• **The task**
Below is a listing; write it out exactly and drop any images from it.

** START Data shown **

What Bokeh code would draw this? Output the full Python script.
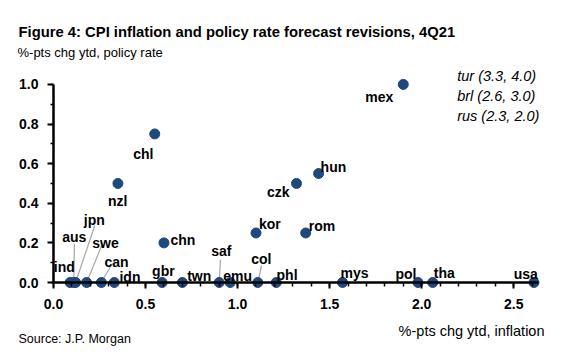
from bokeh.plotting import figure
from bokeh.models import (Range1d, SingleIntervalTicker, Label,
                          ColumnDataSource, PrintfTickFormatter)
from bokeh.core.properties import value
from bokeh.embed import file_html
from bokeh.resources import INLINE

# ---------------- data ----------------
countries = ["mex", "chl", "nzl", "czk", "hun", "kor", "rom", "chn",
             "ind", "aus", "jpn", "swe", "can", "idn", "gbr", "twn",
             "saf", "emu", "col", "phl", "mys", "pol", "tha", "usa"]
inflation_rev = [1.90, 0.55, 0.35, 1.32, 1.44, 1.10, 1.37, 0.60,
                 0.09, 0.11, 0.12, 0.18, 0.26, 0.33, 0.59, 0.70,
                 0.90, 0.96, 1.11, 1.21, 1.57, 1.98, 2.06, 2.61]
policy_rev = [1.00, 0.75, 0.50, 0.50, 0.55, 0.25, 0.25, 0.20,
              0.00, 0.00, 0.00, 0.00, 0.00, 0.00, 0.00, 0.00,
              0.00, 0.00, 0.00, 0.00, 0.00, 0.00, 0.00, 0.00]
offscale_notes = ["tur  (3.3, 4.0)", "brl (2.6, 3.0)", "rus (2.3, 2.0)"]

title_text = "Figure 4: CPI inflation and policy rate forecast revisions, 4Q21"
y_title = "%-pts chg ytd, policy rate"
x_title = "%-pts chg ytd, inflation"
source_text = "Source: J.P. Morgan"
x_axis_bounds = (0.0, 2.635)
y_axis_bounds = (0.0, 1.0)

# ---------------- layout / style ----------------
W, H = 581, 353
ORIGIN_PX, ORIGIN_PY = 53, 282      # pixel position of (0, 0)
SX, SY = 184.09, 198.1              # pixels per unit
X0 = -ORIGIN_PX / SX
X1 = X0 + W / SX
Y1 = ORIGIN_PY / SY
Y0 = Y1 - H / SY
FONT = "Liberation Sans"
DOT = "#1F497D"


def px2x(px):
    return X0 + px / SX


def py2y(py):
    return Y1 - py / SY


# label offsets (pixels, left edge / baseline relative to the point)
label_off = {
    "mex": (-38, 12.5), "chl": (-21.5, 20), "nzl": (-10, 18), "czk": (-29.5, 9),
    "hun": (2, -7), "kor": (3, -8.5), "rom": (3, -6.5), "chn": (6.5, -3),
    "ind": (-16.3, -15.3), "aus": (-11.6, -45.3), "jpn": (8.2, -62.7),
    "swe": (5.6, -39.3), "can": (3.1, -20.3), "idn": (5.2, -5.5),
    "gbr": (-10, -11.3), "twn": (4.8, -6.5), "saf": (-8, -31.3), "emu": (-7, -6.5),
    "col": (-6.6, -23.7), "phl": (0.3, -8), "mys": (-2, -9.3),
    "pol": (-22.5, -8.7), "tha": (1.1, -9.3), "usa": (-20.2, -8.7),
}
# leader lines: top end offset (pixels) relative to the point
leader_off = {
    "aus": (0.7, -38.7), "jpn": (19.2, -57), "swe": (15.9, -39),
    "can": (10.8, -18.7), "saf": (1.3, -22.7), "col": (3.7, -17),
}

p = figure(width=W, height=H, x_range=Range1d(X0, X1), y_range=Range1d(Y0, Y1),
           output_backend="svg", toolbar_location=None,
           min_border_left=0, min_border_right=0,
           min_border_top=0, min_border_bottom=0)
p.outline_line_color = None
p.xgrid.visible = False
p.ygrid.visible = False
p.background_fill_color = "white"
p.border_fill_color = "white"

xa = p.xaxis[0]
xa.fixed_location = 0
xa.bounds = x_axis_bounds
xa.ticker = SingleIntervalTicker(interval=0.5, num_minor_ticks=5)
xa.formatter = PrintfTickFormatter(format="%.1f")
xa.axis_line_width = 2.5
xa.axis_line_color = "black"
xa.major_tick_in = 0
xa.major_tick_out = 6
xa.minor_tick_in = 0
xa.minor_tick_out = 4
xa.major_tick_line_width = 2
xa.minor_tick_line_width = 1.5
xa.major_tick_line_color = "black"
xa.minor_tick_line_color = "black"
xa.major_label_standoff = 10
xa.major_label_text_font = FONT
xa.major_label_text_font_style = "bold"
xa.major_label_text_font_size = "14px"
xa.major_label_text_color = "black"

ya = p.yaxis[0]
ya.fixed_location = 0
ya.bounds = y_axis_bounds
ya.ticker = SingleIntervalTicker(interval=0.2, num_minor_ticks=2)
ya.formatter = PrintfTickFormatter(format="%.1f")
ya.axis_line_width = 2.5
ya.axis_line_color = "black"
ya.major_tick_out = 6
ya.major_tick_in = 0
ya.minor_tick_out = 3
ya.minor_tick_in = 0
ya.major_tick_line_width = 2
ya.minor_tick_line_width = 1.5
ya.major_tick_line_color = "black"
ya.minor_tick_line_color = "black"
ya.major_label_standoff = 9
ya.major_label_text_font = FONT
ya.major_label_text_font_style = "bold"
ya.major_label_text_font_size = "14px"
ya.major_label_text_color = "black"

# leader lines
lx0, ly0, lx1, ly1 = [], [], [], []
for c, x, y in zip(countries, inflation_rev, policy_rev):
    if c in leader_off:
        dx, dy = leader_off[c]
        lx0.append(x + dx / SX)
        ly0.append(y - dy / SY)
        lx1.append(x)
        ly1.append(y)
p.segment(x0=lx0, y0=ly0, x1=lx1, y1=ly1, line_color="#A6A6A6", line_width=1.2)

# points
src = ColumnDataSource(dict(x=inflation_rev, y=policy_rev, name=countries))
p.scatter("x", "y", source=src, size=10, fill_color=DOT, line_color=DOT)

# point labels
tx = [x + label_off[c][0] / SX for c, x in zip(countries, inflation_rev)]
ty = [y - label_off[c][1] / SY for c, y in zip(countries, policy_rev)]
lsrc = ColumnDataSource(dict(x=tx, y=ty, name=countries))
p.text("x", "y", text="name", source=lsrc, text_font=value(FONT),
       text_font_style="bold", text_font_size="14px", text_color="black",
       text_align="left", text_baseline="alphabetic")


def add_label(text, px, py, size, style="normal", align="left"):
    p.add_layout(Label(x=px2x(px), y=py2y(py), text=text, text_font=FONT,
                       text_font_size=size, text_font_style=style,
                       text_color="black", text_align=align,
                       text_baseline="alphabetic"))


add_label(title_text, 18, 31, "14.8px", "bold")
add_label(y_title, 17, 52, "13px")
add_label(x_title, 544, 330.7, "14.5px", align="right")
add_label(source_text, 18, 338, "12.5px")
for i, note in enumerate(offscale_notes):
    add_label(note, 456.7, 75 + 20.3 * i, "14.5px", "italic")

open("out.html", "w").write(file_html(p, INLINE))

** END Data shown **

• **The reply**
What Bokeh code would draw this? Output the full Python script.
from bokeh.plotting import figure
from bokeh.models import (Range1d, SingleIntervalTicker, Label,
                          ColumnDataSource, PrintfTickFormatter)
from bokeh.core.properties import value
from bokeh.embed import file_html
from bokeh.resources import INLINE

# ---------------- data ----------------
countries = ["mex", "chl", "nzl", "czk", "hun", "kor", "rom", "chn",
             "ind", "aus", "jpn", "swe", "can", "idn", "gbr", "twn",
             "saf", "emu", "col", "phl", "mys", "pol", "tha", "usa"]
inflation_rev = [1.90, 0.55, 0.35, 1.32, 1.44, 1.10, 1.37, 0.60,
                 0.09, 0.11, 0.12, 0.18, 0.26, 0.33, 0.59, 0.70,
                 0.90, 0.96, 1.11, 1.21, 1.57, 1.98, 2.06, 2.61]
policy_rev = [1.00, 0.75, 0.50, 0.50, 0.55, 0.25, 0.25, 0.20,
              0.00, 0.00, 0.00, 0.00, 0.00, 0.00, 0.00, 0.00,
              0.00, 0.00, 0.00, 0.00, 0.00, 0.00, 0.00, 0.00]
offscale_notes = ["tur  (3.3, 4.0)", "brl (2.6, 3.0)", "rus (2.3, 2.0)"]

title_text = "Figure 4: CPI inflation and policy rate forecast revisions, 4Q21"
y_title = "%-pts chg ytd, policy rate"
x_title = "%-pts chg ytd, inflation"
source_text = "Source: J.P. Morgan"
x_axis_bounds = (0.0, 2.635)
y_axis_bounds = (0.0, 1.0)

# ---------------- layout / style ----------------
W, H = 581, 353
ORIGIN_PX, ORIGIN_PY = 53, 282      # pixel position of (0, 0)
SX, SY = 184.09, 198.1              # pixels per unit
X0 = -ORIGIN_PX / SX
X1 = X0 + W / SX
Y1 = ORIGIN_PY / SY
Y0 = Y1 - H / SY
FONT = "Liberation Sans"
DOT = "#1F497D"


def px2x(px):
    return X0 + px / SX


def py2y(py):
    return Y1 - py / SY


# label offsets (pixels, left edge / baseline relative to the point)
label_off = {
    "mex": (-38, 12.5), "chl": (-21.5, 20), "nzl": (-10, 18), "czk": (-29.5, 9),
    "hun": (2, -7), "kor": (3, -8.5), "rom": (3, -6.5), "chn": (6.5, -3),
    "ind": (-16.3, -15.3), "aus": (-11.6, -45.3), "jpn": (8.2, -62.7),
    "swe": (5.6, -39.3), "can": (3.1, -20.3), "idn": (5.2, -5.5),
    "gbr": (-10, -11.3), "twn": (4.8, -6.5), "saf": (-8, -31.3), "emu": (-7, -6.5),
    "col": (-6.6, -23.7), "phl": (0.3, -8), "mys": (-2, -9.3),
    "pol": (-22.5, -8.7), "tha": (1.1, -9.3), "usa": (-20.2, -8.7),
}
# leader lines: top end offset (pixels) relative to the point
leader_off = {
    "aus": (0.7, -38.7), "jpn": (19.2, -57), "swe": (15.9, -39),
    "can": (10.8, -18.7), "saf": (1.3, -22.7), "col": (3.7, -17),
}

p = figure(width=W, height=H, x_range=Range1d(X0, X1), y_range=Range1d(Y0, Y1),
           output_backend="svg", toolbar_location=None,
           min_border_left=0, min_border_right=0,
           min_border_top=0, min_border_bottom=0)
p.outline_line_color = None
p.xgrid.visible = False
p.ygrid.visible = False
p.background_fill_color = "white"
p.border_fill_color = "white"

xa = p.xaxis[0]
xa.fixed_location = 0
xa.bounds = x_axis_bounds
xa.ticker = SingleIntervalTicker(interval=0.5, num_minor_ticks=5)
xa.formatter = PrintfTickFormatter(format="%.1f")
xa.axis_line_width = 2.5
xa.axis_line_color = "black"
xa.major_tick_in = 0
xa.major_tick_out = 6
xa.minor_tick_in = 0
xa.minor_tick_out = 4
xa.major_tick_line_width = 2
xa.minor_tick_line_width = 1.5
xa.major_tick_line_color = "black"
xa.minor_tick_line_color = "black"
xa.major_label_standoff = 10
xa.major_label_text_font = FONT
xa.major_label_text_font_style = "bold"
xa.major_label_text_font_size = "14px"
xa.major_label_text_color = "black"

ya = p.yaxis[0]
ya.fixed_location = 0
ya.bounds = y_axis_bounds
ya.ticker = SingleIntervalTicker(interval=0.2, num_minor_ticks=2)
ya.formatter = PrintfTickFormatter(format="%.1f")
ya.axis_line_width = 2.5
ya.axis_line_color = "black"
ya.major_tick_out = 6
ya.major_tick_in = 0
ya.minor_tick_out = 3
ya.minor_tick_in = 0
ya.major_tick_line_width = 2
ya.minor_tick_line_width = 1.5
ya.major_tick_line_color = "black"
ya.minor_tick_line_color = "black"
ya.major_label_standoff = 9
ya.major_label_text_font = FONT
ya.major_label_text_font_style = "bold"
ya.major_label_text_font_size = "14px"
ya.major_label_text_color = "black"

# leader lines
lx0, ly0, lx1, ly1 = [], [], [], []
for c, x, y in zip(countries, inflation_rev, policy_rev):
    if c in leader_off:
        dx, dy = leader_off[c]
        lx0.append(x + dx / SX)
        ly0.append(y - dy / SY)
        lx1.append(x)
        ly1.append(y)
p.segment(x0=lx0, y0=ly0, x1=lx1, y1=ly1, line_color="#A6A6A6", line_width=1.2)

# points
src = ColumnDataSource(dict(x=inflation_rev, y=policy_rev, name=countries))
p.scatter("x", "y", source=src, size=10, fill_color=DOT, line_color=DOT)

# point labels
tx = [x + label_off[c][0] / SX for c, x in zip(countries, inflation_rev)]
ty = [y - label_off[c][1] / SY for c, y in zip(countries, policy_rev)]
lsrc = ColumnDataSource(dict(x=tx, y=ty, name=countries))
p.text("x", "y", text="name", source=lsrc, text_font=value(FONT),
       text_font_style="bold", text_font_size="14px", text_color="black",
       text_align="left", text_baseline="alphabetic")


def add_label(text, px, py, size, style="normal", align="left"):
    p.add_layout(Label(x=px2x(px), y=py2y(py), text=text, text_font=FONT,
                       text_font_size=size, text_font_style=style,
                       text_color="black", text_align=align,
                       text_baseline="alphabetic"))


add_label(title_text, 18, 31, "14.8px", "bold")
add_label(y_title, 17, 52, "13px")
add_label(x_title, 544, 330.7, "14.5px", align="right")
add_label(source_text, 18, 338, "12.5px")
for i, note in enumerate(offscale_notes):
    add_label(note, 456.7, 75 + 20.3 * i, "14.5px", "italic")

open("out.html", "w").write(file_html(p, INLINE))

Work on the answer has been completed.